Thursday, June 7, 2018

6 tips for getting the most out of police training

This is an archive repost that originally appeared in PoliceOne.com in May of 2008

Cops love training. Lock and load. Hit the range. Slap some leather. Punch some holes in some paper. Lay some tread on the track. Mount up. Sign me up for SWAT school!

But let’s face it, not all training is worthwhile, not all subjects are fun and not all trainers are gifted educators. Here are some tips to get the most out of training – even bad training.

1. BE A “GOLD MINER” AND LEARN ONE THING
After 30 years of seminars, academies, and recertifications, I could sleep through most classes. But I am a life-long learner and even if I go to a repeat class with a boring instructor, I always promise myself that I will learn at least one new thing. That makes me a gold miner – looking for nuggets of useful information along the way.

Listening and watching for those nuggets keeps me alert and interested in what may be around the next coffee break.

2. MAKE YOUR OWN CONNECTIONS
Learning and retention occur when information is meaningful, especially if emotion or social connections are attached. Sometimes you have to make your own meaning – especially if you’ve tuned out an instructor you don’t like.

Think creatively and be open-minded. Can this diversity class help my interrogation skills? Would this information be good for someone I am training or work with? Is this mandatory class a step on my career ladder?

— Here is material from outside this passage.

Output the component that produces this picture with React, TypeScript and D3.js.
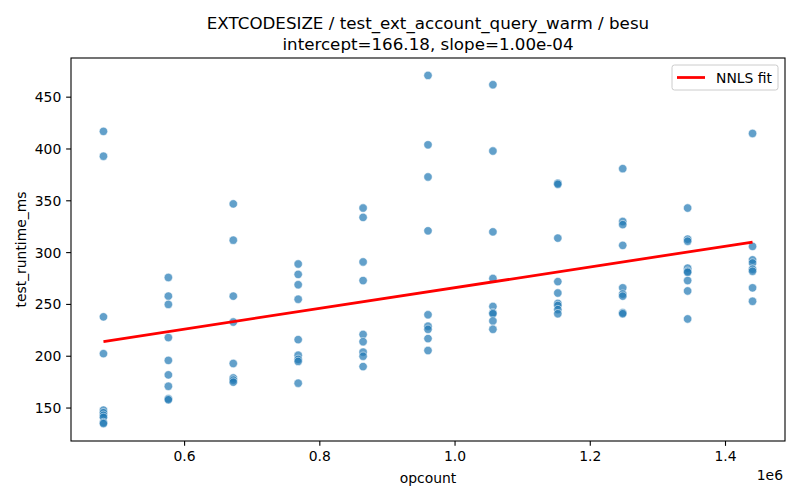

3. GIVE YOURSELF PERMISSION TO DISAGREE
Many times a concept, principle or course of instruction is presented as though it were brought down from Mt. Sinai along with the Ten Commandments. Methods, laws and training doctrine change. Sometimes new ideas are bad, sometimes new ideas are old ideas with new acronyms, and sometimes a trainer gets pulled in to teach a course for which they are not truly qualified.

You don’t have to be disruptive or disrespectful to question and debate things in your own mind. If you engage with the material and wrestle with it under the skeptic’s scope, you’ll add value to your training day.

4. NETWORK
Talk to other cops on break and at lunch. Pick their brains, listen to their war stories and get their business cards. The trainer is never the only person in the room with good information to share. Harvest knowledge from others.

5. BE A HUMBLE LEARNER
Stop posturing. Quit trying to prove you know more than the instructor or the officer next to you. Avoid telling yourself you already know all of this stuff. You don’t have to have a better story, a better way to do something or figure out a way to announce how great you are. Listen to your own conversation.

If you start hearing yourself saying “I” more than three times in a brief conversation, it’s time to shut up and learn.

6. ASK QUESTIONS
Despite the popular concept that there are no stupid questions, I know better. I have heard stupid questions and have been known to ask a few myself. It’s OK. Take the risk. The resulting dialogue will give a needed break to the course, inspire others to engage with the class and answer the stupid question somebody else was too afraid to ask.

If you don’t ask at the time, get the instructor’s email address and check the bibliography for the material to answer your questions later. You are the person most responsible for your own learning. Don’t be passive about it.